Black Eyed Peas’ new album regurgitates tired music trends

Annie Zaleski

The Details

The Black Eyed Peas
one and a half stars

Lyrics aside, the cyborg-pop crafted by The Black Eyed Peas is often much more innovative than the band’s detractors want to admit. Such inventiveness is glaringly absent on The Beginning, however. Loopy synth grooves, jock-jam beats and clever wordplay fall away in favor of sterile techno that’s calibrated for mall clothing stores. Tired musical trends abound—tinny hip-pop (“Just Can’t Get Enough”), brain-dead Europop (the flashy, insistent “Don’t Stop the Party,” a hi-NRG “Whenever”) and ’80s homages (“The Time (Dirty Bit)” samples a Dirty Dancing hit).

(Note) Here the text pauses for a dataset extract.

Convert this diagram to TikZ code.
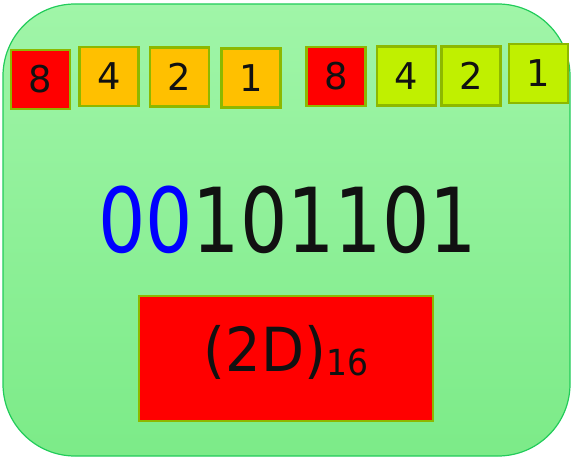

The highlights are few: “Play It Loud” resembles U2’s dreamy ’90s electro, while “Someday” is a sleek new-wave/techno hybrid of early Duran Duran and digitized Simple Minds. The Chic-sampling “Fashion Beats” even allows Fergie to do her best Debbie Harry-circa-“Rapture” impression. That song and several others could’ve benefited from being two minutes shorter. The Beginning sounds hastily thrown together, with little attention given to song structure, editing or fun.